Our contributor, Serge Robson, recently traveled to the south of Madagascar and shares with us the exhilarating journey of traversing the elements and terrain by the baka +10!
Serge A. Robson is presently working as a Food Security Expert in a consortium of NGOs fighting poverty in the District of Fort-Dauphin, Anôsy Region in southern Madagascar. He dove into photography several years ago with a passion that is still growing. Photography gives him that instant and emotional escape from his everyday life, bringing him an inner serenity. Photography is his way of depicting life through his lenses, should it be colorful or fade and depleted. Here is his journey!
What would a 15-hour drive mean to you? How many kilometers would you cover during that period of time? That’s quite relative you’d say! And that is right. What if it was in Madagascar all along the South Eastern coast, on the RNT 12A (Route Nationale Temporaire)? Well then, that makes a very interesting journey because fifteen hours are needed to run the 245km (153 miles) between Tôlagnaro (Fort-Dauphin) and Vangaindrano.
All the way, you will drive on mud, sand, cobble, asphalt, and even on ... water. It is clear that your speed will vary depending on the kind of surface you are driving through. There are some sections where you spend two and a half hours to drive forty kilometers (25 miles), but on some portions, you will finish the same distance in 40 minutes.
The most interesting, the most amazing, and the funniest is when it takes forty minutes for forty meters. On that section, you will just have to cross your arms and wait, or while you are running this distance you can have some fried fish with boiled cassava. If you are lucky enough, you can even enjoy some oysters with lemon. Some people just dive into the river and swim for less than two minutes. That makes this road famous with its “baka +10”! “Baka” is a kind of raft on which you put your vehicle to cross the rivers, in short, it’s a ferry, and you have to do it ten times between these two towns. Some of them are designed with a big engine, some have out-board motors, and a few move with human power. Even if it is clearly marked on every baka that the crossing is free, as it is ruled by the Ministry of Transport, most of the time you have to provide one liter of gasoline or pay Ar5,000 for the service. If the motor breaks down, there is a rope tied on each riverside and you just have to help the operators pulling.
The total distance to cross the ten rivers is about 2.2km (1.3 miles), but it takes around 80 to 100 minutes to traverse them. Add 70 to 85 more minutes of waiting and you get maybe a world record of 150 to 185 minutes to cross 2.2 kilometers, 11m per minute! More than two and a half hours because sometimes the “baka” is at the other side of the river and you have to call the operators by honking more than twice. Patience...sometimes the operators are somewhere taking a nap.
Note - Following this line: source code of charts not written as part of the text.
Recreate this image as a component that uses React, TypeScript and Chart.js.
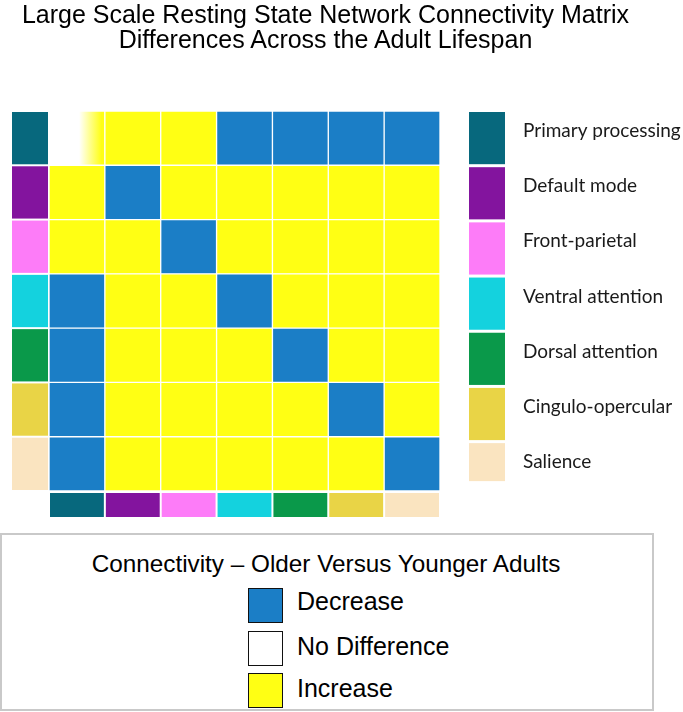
import React, { useEffect, useRef } from 'react';
import { Chart, registerables } from 'chart.js';

Chart.register(...registerables);

const TITLE_LINES = [
  'Large Scale Resting State Network Connectivity Matrix',
  'Differences Across the Adult Lifespan',
];

const NETWORKS = [
  'Primary processing',
  'Default mode',
  'Front-parietal',
  'Ventral attention',
  'Dorsal attention',
  'Cingulo-opercular',
  'Salience',
];

const NETWORK_COLORS = [
  '#07687d',
  '#83149e',
  '#fd7cf8',
  '#14d2de',
  '#0a994a',
  '#e9d446',
  '#fae4c0',
];

// Connectivity codes: -1 = decrease, 0 = no difference, 1 = increase
const ROW_PRIMARY = [0, 1, 1, -1, -1, -1, -1];
const ROW_DEFAULT = [1, -1, 1, 1, 1, 1, 1];
const ROW_FRONT_PARIETAL = [1, 1, -1, 1, 1, 1, 1];
const ROW_VENTRAL = [-1, 1, 1, -1, 1, 1, 1];
const ROW_DORSAL = [-1, 1, 1, 1, -1, 1, 1];
const ROW_CINGULO = [-1, 1, 1, 1, 1, -1, 1];
const ROW_SALIENCE = [-1, 1, 1, 1, 1, 1, -1];

const MATRIX = [
  ROW_PRIMARY,
  ROW_DEFAULT,
  ROW_FRONT_PARIETAL,
  ROW_VENTRAL,
  ROW_DORSAL,
  ROW_CINGULO,
  ROW_SALIENCE,
];

const LEGEND_TITLE = 'Connectivity \u2013 Older Versus Younger Adults';
const CODE_VALUES = [-1, 0, 1];
const CODE_LABELS = ['Decrease', 'No Difference', 'Increase'];

const BLUE = '#1b7ec6';
const YELLOW = '#ffff14';
const WHITE = '#ffffff';

function codeColor(code: number): string {
  if (code < 0) return BLUE;
  if (code > 0) return YELLOW;
  return WHITE;
}

function cellFill(c: any, code: number): any {
  if (code !== 0) return codeColor(code);
  const chart = c.chart;
  const x = chart.scales && chart.scales.x;
  if (!x || !chart.chartArea) return WHITE;
  const cx = x.getPixelForValue(c.dataIndex);
  const half = (x.getPixelForValue(1) - x.getPixelForValue(0)) / 2;
  const g = chart.ctx.createLinearGradient(cx - half, 0, cx + half, 0);
  g.addColorStop(0, WHITE);
  g.addColorStop(0.54, WHITE);
  g.addColorStop(0.94, YELLOW);
  g.addColorStop(1, YELLOW);
  return g;
}

const stripsPlugin = {
  id: 'networkStrips',
  afterDatasetsDraw(chart: any) {
    const { ctx, chartArea, scales } = chart;
    const x = scales.x;
    const y = scales.y;
    const n = NETWORKS.length;
    const colW = x.getPixelForValue(1) - x.getPixelForValue(0);
    const rowH = Math.abs(y.getPixelForValue(0) - y.getPixelForValue(1));
    const legendPitch = rowH + 0.9;
    ctx.save();
    NETWORKS.forEach((name, i) => {
      const top = y.getPixelForValue(n - i);
      ctx.fillStyle = NETWORK_COLORS[i];
      // left strip
      ctx.fillRect(chartArea.left - 37, top + 1, 36, rowH - 2);
      // bottom strip
      const cx = x.getPixelForValue(i);
      ctx.fillRect(cx - colW / 2 + 1, chartArea.bottom + 2, colW - 2, 24);
      // right legend
      const lt = chartArea.top + i * legendPitch + 1;
      const lh = i === n - 1 ? 38 : legendPitch - 3;
      ctx.fillRect(chartArea.right + 29, lt, 36, lh);
      ctx.fillStyle = '#1a1a1a';
      ctx.font = '19px Lato';
      ctx.textBaseline = 'alphabetic';
      ctx.textAlign = 'left';
      ctx.fillText(name, chartArea.right + 83, lt + 25);
    });
    ctx.restore();
  },
};

const SANS = '"Liberation Sans", Arial, Helvetica, sans-serif';

export default function App() {
  const canvasRef = useRef<HTMLCanvasElement | null>(null);

  useEffect(() => {
    const canvas = canvasRef.current;
    if (!canvas) return;
    const datasets = MATRIX.map((row, r) => ({
      label: NETWORKS[r],
      data: row.map(() => 1),
      backgroundColor: (c: any) => cellFill(c, row[c.dataIndex]),
      borderColor: WHITE,
      borderWidth: 1,
      borderSkipped: false as const,
      barPercentage: 1,
      categoryPercentage: 1,
    })).reverse();

    const chart = new Chart(canvas, {
      type: 'bar',
      data: { labels: NETWORKS, datasets },
      options: {
        animation: false,
        responsive: false,
        devicePixelRatio: 1,
        events: [],
        layout: { padding: { left: 49, right: 243, top: 111, bottom: 37 } },
        scales: {
          x: { stacked: true, display: false },
          y: { stacked: true, display: false, min: 0, max: 7 },
        },
        plugins: {
          legend: { display: false },
          tooltip: { enabled: false },
          title: { display: false },
        },
      },
      plugins: [stripsPlugin],
    });
    return () => chart.destroy();
  }, []);

  const itemTops = [588, 630.5, 673];
  const textTops = [588.8, 634.3, 676.3];

  return (
    <div style={{ position: 'absolute', left: 0, top: 0, width: 683, height: 712, background: '#fff', overflow: 'hidden' }}>
      <canvas ref={canvasRef} width={683} height={528} style={{ position: 'absolute', left: 0, top: 0, width: 683, height: 528 }} />
      <div
        style={{
          position: 'absolute', left: 0, top: 1.5, width: 651, textAlign: 'center',
          fontFamily: SANS, fontSize: 25, lineHeight: '25px', color: '#000', whiteSpace: 'nowrap',
        }}
      >
        {TITLE_LINES.map((t) => (
          <div key={t}>{t}</div>
        ))}
      </div>
      <div
        style={{
          position: 'absolute', left: 0, top: 533, width: 654, height: 178,
          border: '2px solid #c9c9c9', boxSizing: 'border-box',
        }}
      />
      <div
        style={{
          position: 'absolute', left: 0, top: 552, width: 652, textAlign: 'center',
          fontFamily: SANS, fontSize: 24.3, lineHeight: '24px', color: '#000', whiteSpace: 'nowrap',
        }}
      >
        {LEGEND_TITLE}
      </div>
      {CODE_LABELS.map((label, i) => (
        <React.Fragment key={label}>
          <div
            style={{
              position: 'absolute', left: 248, top: itemTops[i], width: 35, height: 35,
              background: codeColor(CODE_VALUES[i]), border: '1.5px solid #111', boxSizing: 'border-box',
            }}
          />
          <div
            style={{
              position: 'absolute', left: 297, top: textTops[i],
              fontFamily: SANS, fontSize: 25, lineHeight: '25px', color: '#000', whiteSpace: 'nowrap',
            }}
          >
            {label}
          </div>
        </React.Fragment>
      ))}
    </div>
  );
}
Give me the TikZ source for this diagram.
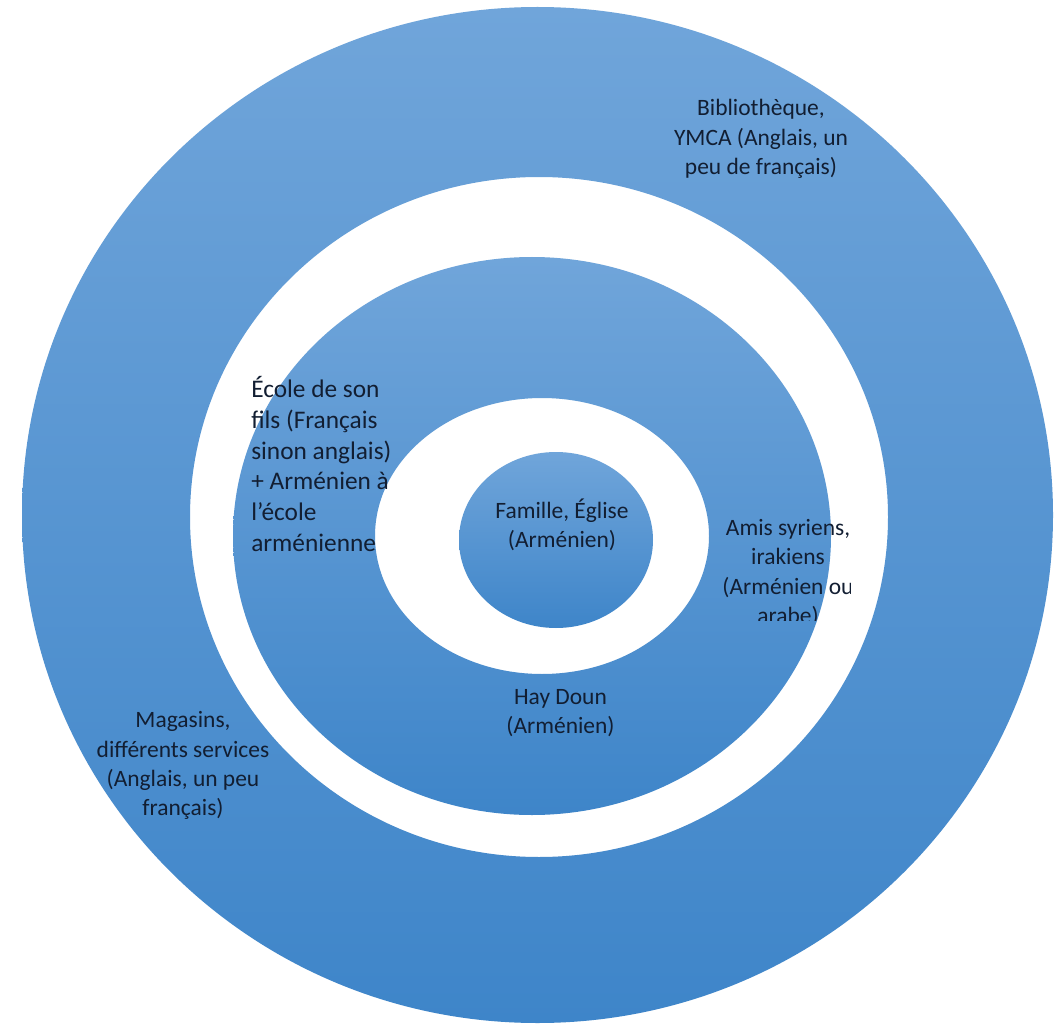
\documentclass[tikz,border=0pt]{standalone}
\usepackage{fontspec}
\setmainfont{Carlito}
\definecolor{ringtop}{RGB}{112,165,218}
\definecolor{ringbottom}{RGB}{62,133,201}
\definecolor{labeltext}{RGB}{18,30,50}
\begin{document}
\begin{tikzpicture}[x=0.75pt,y=-0.75pt,
  ringfill/.style={even odd rule, top color=ringtop, bottom color=ringbottom, draw=none},
  lbl/.style={text=labeltext, font=\fontsize{17.6pt}{21.9pt}\selectfont, align=center, inner sep=0pt},
  biglbl/.style={text=labeltext, font=\fontsize{19pt}{23.2pt}\selectfont, align=left, inner sep=0pt},
]
\useasboundingbox (0,0) rectangle (1061,1027);
\fill[white] (0,0) rectangle (1061,1027);

% outer band, middle band and the core disc
\shade[ringfill] (537.5,515) ellipse [x radius=515.5, y radius=508]
                 (539,517) ellipse [x radius=349, y radius=340];
\shade[ringfill] (532,536) ellipse [x radius=299, y radius=279]
                 (542,536) ellipse [x radius=167, y radius=138];
\shade[ringfill] (556,540) ellipse [x radius=97, y radius=88];

% labels
\node[lbl] (biblio) at (761,139) {Bibliothèque,\\YMCA (Anglais, un\\peu de français)};
\node[biglbl, anchor=west] (ecole) at (251,464) {École de son\\fils (Français\\sinon anglais)\\+ Arménien à\\l’école\\arménienne};
\node[lbl] (famille) at (562,524.5) {Famille, Église\\(Arménien)};
% this text box is narrower and shorter than its text, which is cut off
\begin{scope}
  \clip (700,500) rectangle (850,620);
  \node[lbl] (amis) at (788,573) {Amis syriens,\\irakiens\\(Arménien ou\\arabe)};
\end{scope}
\node[lbl] (haydoun) at (560.5,713) {Hay Doun\\(Arménien)};
\node[lbl] (magasins) at (183,765.5) {Magasins,\\différents services\\(Anglais, un peu\\français)};
\end{tikzpicture}
\end{document}
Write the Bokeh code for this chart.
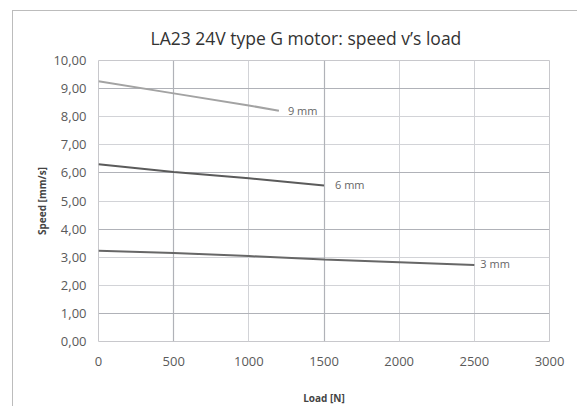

“Baka” also sounds like that Malagasy high school diploma (baccalaureat aka bac), compulsory to enter a university. When you have a Bachelor’s degree, you have a Bac +4, a Master’s is a Bac+5 or +6....If you made the connection, “bac +10” is when you achieved ten years of college studies! When you are about to take the trip, people jokingly say “you are going to get you’re your bac +10!”. Then, at the end of that trip on the RNT 12A you have earned your PhD! Congrats!